「会津磐梯山は宝の山よ ♪」と民謡『会津磐梯山』で歌われている磐梯山。福島県耶麻郡猪苗代町、磐梯町、北塩原村にまたがる標高1816mの活火山で、会津盆地側からは秀麗な山容に会津富士とも呼ばれ、会津のシンボルとして親しまれています。ではなぜ、会津磐梯山は「宝の山」なのでしょうか?
有力な説は、ズバリ、磐梯山の金鉱山ですが
福島県の民謡『会津磐梯山』は、「エーヤーア会津磐梯山は宝の山よ(チョイサーチョイサー)笹に黄金がエーマーターなりさがる(チョイサーチョイサー ハイー)」が出だし部分。
会津地方の「新盆踊唄」として明治初年から歌われ、昭和9年、小唄勝太郎がレコーディングする際に、出だし部分をとって『会津磐梯山』としたもの。
ルーツは、会津若松の『玄如節』(げんしょうぶし)とされ、オリジナルにも3番に「ハァー 会津磐梯 宝の山でヨー(サアサヨイヤショーエー)笹に黄金がなり下がるヨー(ハァー なり下がるヨー)」
という歌詞が入っているので、会津磐梯山=宝の山という認識は同じ。
レコード化された、現在も歌われる民謡『会津磐梯山』、そしてルーツの『玄如節』ともに宝の山の理由付けとも考えられる「笹に黄金がなり下がる」部分。
ストレートに解釈すると「熊笹の実がたわわに実る」で、飢饉を救った笹の実ではないかとも推測できます。
岐阜・長野県境の野麦峠の野麦も熊笹の実が麦の穂に似ているから付いた名で、飢饉の際には貴重な食料になりました。
飢饉の年に、数年に一度実をつける熊笹の実を団子にして、飢えをしのいだと伝えられているのです。
歌が、飢饉の年にできたとすれば、『玄如節』は、もともと神仏に祈る際(神呼びの儀式)の歌なので、「熊笹の実がたわわに実る」も有り得る話。
笹は、稲穂のことで、磐梯山からの清流で育つ会津平野の稲とする考えもありますが、稲穂をわざわざ笹と言い換える必然性がありません。
もうひとつ、有力なのは、磐梯山でかつて栄えた金鉱山のこと。
磐梯高原・桧原湖の北岸に金山(かねやま)という集落がありますが、江戸時代に桧原金山(ひばらかねやま)が賑わった際の鉱山町です。

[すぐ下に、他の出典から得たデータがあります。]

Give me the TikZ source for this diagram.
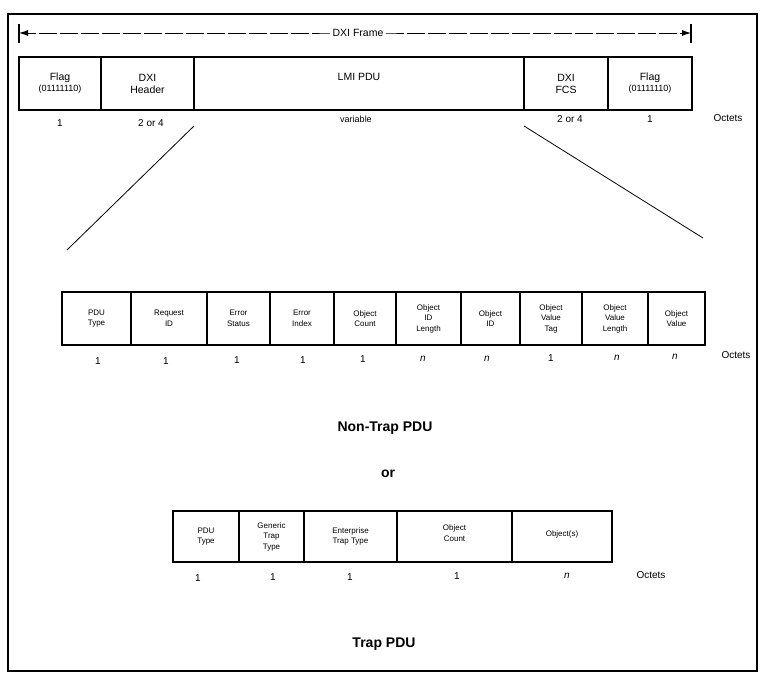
\documentclass[tikz,border=0pt]{standalone}
\usepackage{fontspec}
\setmainfont{Liberation Sans}
\usetikzlibrary{arrows.meta}
\begin{document}
\begin{tikzpicture}[x=1pt,y=-1pt,
  cell/.style={draw,line width=1.2pt,inner sep=0pt,outer sep=0pt,align=center},
  toprow/.style={cell,minimum height=53pt,font=\fontsize{10.5}{12}\selectfont},
  midrow/.style={cell,minimum height=53pt,font=\fontsize{8}{10.5}\selectfont},
  traprow/.style={cell,minimum height=51pt,font=\fontsize{8}{10.5}\selectfont},
  num/.style={inner sep=0pt,font=\fontsize{10}{12}\selectfont},
  title/.style={inner sep=0pt,font=\fontsize{14}{16}\selectfont\bfseries},
  fan/.style={line width=0.8pt},
  small/.style={font=\fontsize{8}{9}\selectfont}]
\useasboundingbox (0,0) rectangle (764,676);
% outer frame
\draw[line width=1.2pt] (8,14) rectangle (757,671);

% frame length arrow
\node[inner sep=2pt,font=\fontsize{10.5}{12}\selectfont] (frm) at (358,33) {DXI Frame};
\coordinate (arrL) at (19,33);
\coordinate (arrR) at (691,33);
\draw[line width=1.2pt] (19,24) -- (19,43);
\draw[line width=1.2pt] (691,24) -- (691,43);
\draw[line width=0.9pt,dash pattern=on 18pt off 3pt,-{Latex[length=9pt,width=6pt]}] (frm.west) -- ++(-4,0) -- (arrL);
\draw[line width=0.9pt,dash pattern=on 18pt off 3pt,-{Latex[length=9pt,width=6pt]}] (frm.east) -- ++(4,0) -- (arrR);

% DXI frame fields
\node[toprow,minimum width=82pt] (fl1) at (60,83.5) {Flag\\[-1pt]{\small (01111110)}};
\node[toprow,minimum width=93pt] (hdr) at (147.5,83.5) {DXI\\Header};
\node[toprow,minimum width=330pt] (lmi) at (359,83.5) {LMI PDU\\[2pt]};
\node[toprow,minimum width=84pt] (fcs) at (566,83.5) {DXI\\FCS};
\node[toprow,minimum width=84pt] (fl2) at (650,83.5) {Flag\\[-1pt]{\small (01111110)}};

\node[num] (n1) at (60,123) {1};
\node[num] (n2) at (151,123) {2 or 4};
\node[num,font=\fontsize{9}{11}\selectfont] (n3) at (356,119) {variable};
\node[num] (n4) at (570,119) {2 or 4};
\node[num] (n5) at (650,119) {1};
\node[num] (n6) at (728,118) {Octets};

% expansion of the LMI PDU
\coordinate (fanLt) at (194,126);
\coordinate (fanLb) at (67,250);
\coordinate (fanRt) at (524,126);
\coordinate (fanRb) at (703,238);
\draw[fan] (fanLt) -- (fanLb);
\draw[fan] (fanRt) -- (fanRb);

% non-trap PDU fields
\node[midrow,minimum width=69pt] (m1) at (96.5,318.5) {PDU\\Type};
\node[midrow,minimum width=76pt] (m2) at (169,318.5) {Request\\ID};
\node[midrow,minimum width=63pt] (m3) at (238.5,318.5) {Error\\Status};
\node[midrow,minimum width=64pt] (m4) at (302,318.5) {Error\\Index};
\node[midrow,minimum width=62pt] (m5) at (365,318.5) {Object\\Count};
\node[midrow,minimum width=65pt] (m6) at (428.5,318.5) {Object\\ID\\Length};
\node[midrow,minimum width=59pt] (m7) at (490.5,318.5) {Object\\ID};
\node[midrow,minimum width=62pt] (m8) at (551,318.5) {Object\\Value\\Tag};
\node[midrow,minimum width=66pt] (m9) at (615,318.5) {Object\\Value\\Length};
\node[midrow,minimum width=57pt] (m10) at (676.5,318.5) {Object\\Value};

\node[num] (k1) at (98,361) {1};
\node[num] (k2) at (166,361) {1};
\node[num] (k3) at (237,360) {1};
\node[num] (k4) at (303,360) {1};
\node[num] (k5) at (363,359) {1};
\node[num] (k6) at (423,359) {\itshape n};
\node[num] (k7) at (487,359) {\itshape n};
\node[num] (k8) at (551,358) {1};
\node[num] (k9) at (617,358) {\itshape n};
\node[num] (k10) at (675,357) {\itshape n};
\node[num] (k11) at (736,355) {Octets};

\node[title] (nt) at (385,428) {Non-Trap PDU};
\node[title] (or) at (388,474) {or};

% trap PDU fields
\node[traprow,minimum width=66pt] (t1) at (206,536.5) {PDU\\Type};
\node[traprow,minimum width=65pt] (t2) at (271.5,536.5) {Generic\\Trap\\Type};
\node[traprow,minimum width=93pt] (t3) at (350.5,536.5) {Enterprise\\Trap Type};
\node[traprow,minimum width=115pt] (t4) at (454.5,536.5) {Object\\Count\\[-4pt]};
\node[traprow,minimum width=100pt] (t5) at (562,536.5) {Object(s)\\[-4pt]};

\node[num] (r1) at (198,578) {1};
\node[num] (r2) at (273,577) {1};
\node[num] (r3) at (350,577) {1};
\node[num] (r4) at (457,576) {1};
\node[num] (r5) at (567,576) {\itshape n};
\node[num] (r6) at (651,575) {Octets};

\node[title] (tp) at (384,644) {Trap PDU};
\end{tikzpicture}
\end{document}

独鈷沢(とっこさわ)沿いに五拾両坑(ごじゅうりょうこう)、大直坑(おおなおれこう)など多数の坑道を掘り、金、銀、銅、鉛を採掘、金山には精錬工場もありました。
実は、会津藩最大の鉱山町として栄え、「桧原千軒」とも称されたのだとか。
しかも明治21年7月15日の磐梯山の大噴火以前の話。
桧原湖は、この大噴火の山体崩壊で生じた岩屑なだれが川を堰き止めて誕生した湖です。
当然、「桧原千軒」と栄えた金鉱山と鉱山町も、噴火の被害に遭遇し、廃鉱となったのです。
「笹に黄金がなり下がる」というのは金が豊富にとれることを比喩したフレーズで、だからこそ、「会津磐梯山は宝の山」なんだというのは、説得力があります。
しかも精錬に、赤い色をした水銀と硫黄の化合物「朱砂」(すさ=辰砂・しんしゃ)を使って水銀を得ていたので、「朱砂(すさ)に黄金がなり下がる」が「笹に黄金がなり下がる」に転じたという可能性も。
日本各地の民謡は、労働歌がベースで、温泉場などの遊興の場や盆踊りで歌われて流布されたものも多く、民謡『会津磐梯山』も鉱山町で発生あるいはアレンジされた歌という可能性も(『佐渡おけさ』はその典型)。